The reality: Of 120 observations made by inspectors during delays and cancellations, the study said, gate agents failed to make timely announcements 50 times and gave inadequate information 54 times. On the plus side, fliers today get better automated notice of delays through the Internet, phones and PDAs, thanks to airlines’ investments in technology, it said.

The promise: “Handle ‘bumped’ passengers with fairness and consistency.”


The reality: Nine airlines did not adhere to their own policies for compensating fliers who volunteered to give up their seats on oversold flights, and two did not properly disclose their boarding priority rules.

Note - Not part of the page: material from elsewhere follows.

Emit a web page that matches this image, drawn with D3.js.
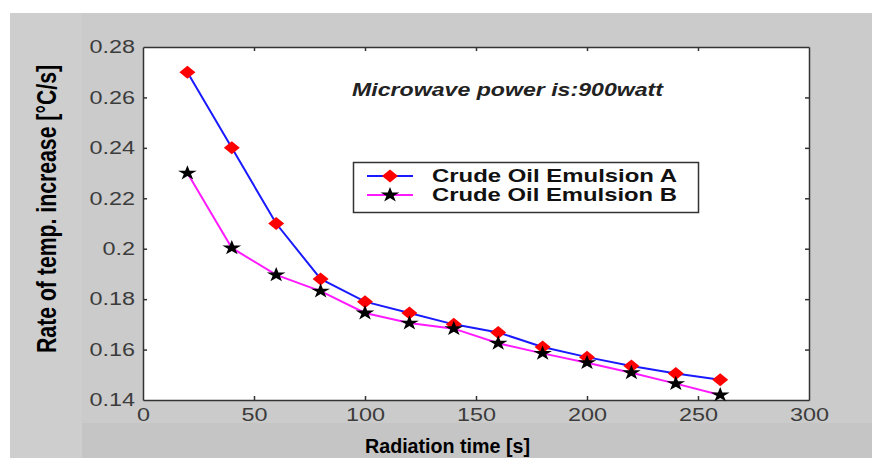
<!DOCTYPE html>
<html>
<head>
<meta charset="utf-8">
<script src="https://cdn.jsdelivr.net/npm/d3@7"></script>
<style>
  body { margin: 0; background: #fff; }
  svg { display: block; font-family: Arial, "Liberation Sans", sans-serif; }
</style>
</head>
<body>
<div id="chart"></div>
<script>

var times = [20, 40, 60, 80, 100, 120, 140, 160, 180, 200, 220, 240, 260]
var emulsionA = [0.270, 0.240, 0.210, 0.188, 0.179, 0.1745, 0.170, 0.1668, 0.161, 0.157, 0.1535, 0.1505, 0.148]
var emulsionB = [0.230, 0.2003, 0.1896, 0.1832, 0.1745, 0.1705, 0.1683, 0.1625, 0.1585, 0.1548, 0.1508, 0.1465, 0.142]
var xTicks = [0, 50, 100, 150, 200, 250, 300]
var yTicks = [0.14, 0.16, 0.18, 0.2, 0.22, 0.24, 0.26, 0.28]
var seriesNames = ["Crude Oil Emulsion A", "Crude Oil Emulsion B"]

var width = 872, height = 458
var margin = {left: 143, top: 47, right: 63, bottom: 58}
var stretch = 1.3   // picture is wider than the original figure

var svg = d3.select("#chart").append("svg")
    .attr("width", width)
    .attr("height", height)

// grey figure background, a few slightly different shades
svg.append("rect").attr("x", 10).attr("y", 13).attr("width", width - 10).attr("height", height - 13).attr("fill", "#cbcbcb")
svg.append("rect").attr("x", 10).attr("y", 13).attr("width", 72).attr("height", height - 13).attr("fill", "#cecece")
svg.append("rect").attr("x", 82).attr("y", 423).attr("width", width - 82).attr("height", height - 423).attr("fill", "#c5c5c5")

var x = d3.scaleLinear().domain([0, 300]).range([margin.left, width - margin.right])
var y = d3.scaleLinear().domain([0.14, 0.28]).range([height - margin.bottom, margin.top])

svg.append("rect")
    .attr("x", x(0)).attr("y", y(0.28))
    .attr("width", x(300) - x(0)).attr("height", y(0.14) - y(0.28))
    .attr("fill", "#fff")

function stretchText(sel, k) {
  sel.each(function () {
    var len = this.getComputedTextLength()
    d3.select(this).attr("textLength", len * k).attr("lengthAdjust", "spacingAndGlyphs")
  })
}

function styleAxis(g, showText) {
  g.select(".domain").attr("stroke", "#333").attr("stroke-width", 1.5)
  g.selectAll(".tick line").attr("stroke", "#333").attr("stroke-width", 1.5)
  g.selectAll(".tick text")
    .attr("fill", "#3c3c3c")
    .style("font-size", "18px")
    .style("display", showText ? null : "none")
}

var fmtY = d => d3.format("")(+d.toFixed(2))

var gx = svg.append("g")
    .attr("transform", "translate(0," + y(0.14) + ")")
    .call(d3.axisBottom(x).tickValues(xTicks).tickSizeInner(-4).tickSizeOuter(0).tickPadding(8))
styleAxis(gx, true)
gx.selectAll(".tick line").filter(d => d == 0 || d == 300).remove()
stretchText(gx.selectAll(".tick text"), stretch)

var gxTop = svg.append("g")
    .attr("transform", "translate(0," + y(0.28) + ")")
    .call(d3.axisTop(x).tickValues(xTicks).tickSizeInner(-4).tickSizeOuter(0))
styleAxis(gxTop, false)
gxTop.selectAll(".tick line").filter(d => d == 0 || d == 300).remove()

var gy = svg.append("g")
    .attr("transform", "translate(" + x(0) + ",0)")
    .call(d3.axisLeft(y).tickValues(yTicks).tickFormat(fmtY).tickSizeInner(-4).tickSizeOuter(0).tickPadding(8))
styleAxis(gy, true)
gy.selectAll(".tick line").filter(d => d == 0.14 || d == 0.28).remove()
stretchText(gy.selectAll(".tick text"), stretch)

var gyRight = svg.append("g")
    .attr("transform", "translate(" + x(300) + ",0)")
    .call(d3.axisRight(y).tickValues(yTicks).tickSizeInner(-4).tickSizeOuter(0))
styleAxis(gyRight, false)
gyRight.selectAll(".tick line").filter(d => d == 0.14 || d == 0.28).remove()

// series
var line = d3.line().x(d => x(d[0])).y(d => y(d[1]))
var dataA = times.map((t, i) => [t, emulsionA[i]])
var dataB = times.map((t, i) => [t, emulsionB[i]])

svg.append("path").datum(dataA).attr("d", line)
    .attr("fill", "none").attr("stroke", "#1a1aff").attr("stroke-width", 2)
svg.append("path").datum(dataB).attr("d", line)
    .attr("fill", "none").attr("stroke", "#ff1aff").attr("stroke-width", 2)

var diamond = "M0,-6.5L8,0L0,6.5L-8,0Z"
var star = d3.symbol().type(d3.symbolStar).size(70)()

svg.append("g").selectAll("path")
    .data(dataA)
    .join("path")
      .attr("transform", d => "translate(" + x(d[0]) + "," + y(d[1]) + ")")
      .attr("d", diamond)
      .attr("fill", "#ff0000")

svg.append("g").selectAll("path")
    .data(dataB)
    .join("path")
      .attr("transform", d => "translate(" + x(d[0]) + "," + y(d[1]) + ") scale(1.25,1)")
      .attr("d", star)
      .attr("fill", "#000")

// annotation
svg.append("text")
    .attr("x", 352).attr("y", 96)
    .attr("textLength", 311).attr("lengthAdjust", "spacingAndGlyphs")
    .style("font-size", "18px").style("font-weight", "bold").style("font-style", "italic")
    .attr("fill", "#222")
    .text("Microwave power is:900watt")

// legend
var legend = svg.append("g")
legend.append("rect")
    .attr("x", 353.5).attr("y", 162.5).attr("width", 345).attr("height", 50)
    .attr("fill", "#fff").attr("stroke", "#333").attr("stroke-width", 1.5)

var legendRows = [
  {name: seriesNames[0], color: "#1a1aff", marker: "A", yy: 182},
  {name: seriesNames[1], color: "#ff1aff", marker: "B", yy: 201}
]
legendRows.forEach(function (r) {
  var cy = r.yy - 6
  legend.append("line")
      .attr("x1", 367).attr("x2", 413).attr("y1", cy).attr("y2", cy)
      .attr("stroke", r.color).attr("stroke-width", 2)
  legend.append("path")
      .attr("transform", "translate(390," + cy + ")" + (r.marker == "B" ? " scale(1.25,1)" : ""))
      .attr("d", r.marker == "A" ? diamond : star)
      .attr("fill", r.marker == "A" ? "#ff0000" : "#000")
  legend.append("text")
      .attr("x", 432).attr("y", r.yy)
      .attr("textLength", 245).attr("lengthAdjust", "spacingAndGlyphs")
      .style("font-size", "18px").style("font-weight", "bold")
      .attr("fill", "#111")
      .text(r.name)
})

// axis titles
svg.append("text")
    .attr("x", 365).attr("y", 453)
    .attr("textLength", 165).attr("lengthAdjust", "spacingAndGlyphs")
    .style("font-size", "21px").style("font-weight", "bold")
    .attr("fill", "#000")
    .text("Radiation time [s]")

svg.append("text")
    .attr("transform", "translate(56,209) scale(1.3,1) rotate(-90)")
    .attr("text-anchor", "middle")
    .attr("textLength", 288).attr("lengthAdjust", "spacingAndGlyphs")
    .style("font-size", "21px").style("font-weight", "bold")
    .attr("fill", "#000")
    .text("Rate of temp. increase [\u00b0C/s]")

</script>
</body>
</html>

In one example, four volunteers each received a $400 travel voucher, and five from the same flight each received a $200 voucher.

The promise: “Disclose ... rules, restrictions and an annual report on frequent-flier program redemptions.”

The reality: Four airlines didn’t publicly report how many fliers redeem award seats. The rest placed this information in financial reports, where it was “not easy to find,” or on the Internet in “locations ... not readily apparent,” the report said.

In any event, it added, it is “difficult, if not impossible, for consumers to compare frequent-flier programs in a meaningful way” because airlines report redemptions differently, such as by total only or as a percentage of passengers boarded.


Overall, the study found, fewer seats were available for frequent-flier awards in 2005 than in 2000, based on statistics from the six largest programs.

The promise: “Properly accommodate disabled and special-needs passengers.”

The reality: More than 80% of fliers with disabilities encountered problems, such as insensitive staff and delays in requested service at U.S. airlines and airports, according to a 2005 survey by the Harris Interactive polling company that the report cites.

Twelve of the 15 airlines and their contractors, the inspector general found, were not complying with their own policies or with federal requirements for training employees to interact with passengers with disabilities.


As we approach the end of 2006, it’s time for airlines to make a New Year’s resolution: Fulfill their service commitments.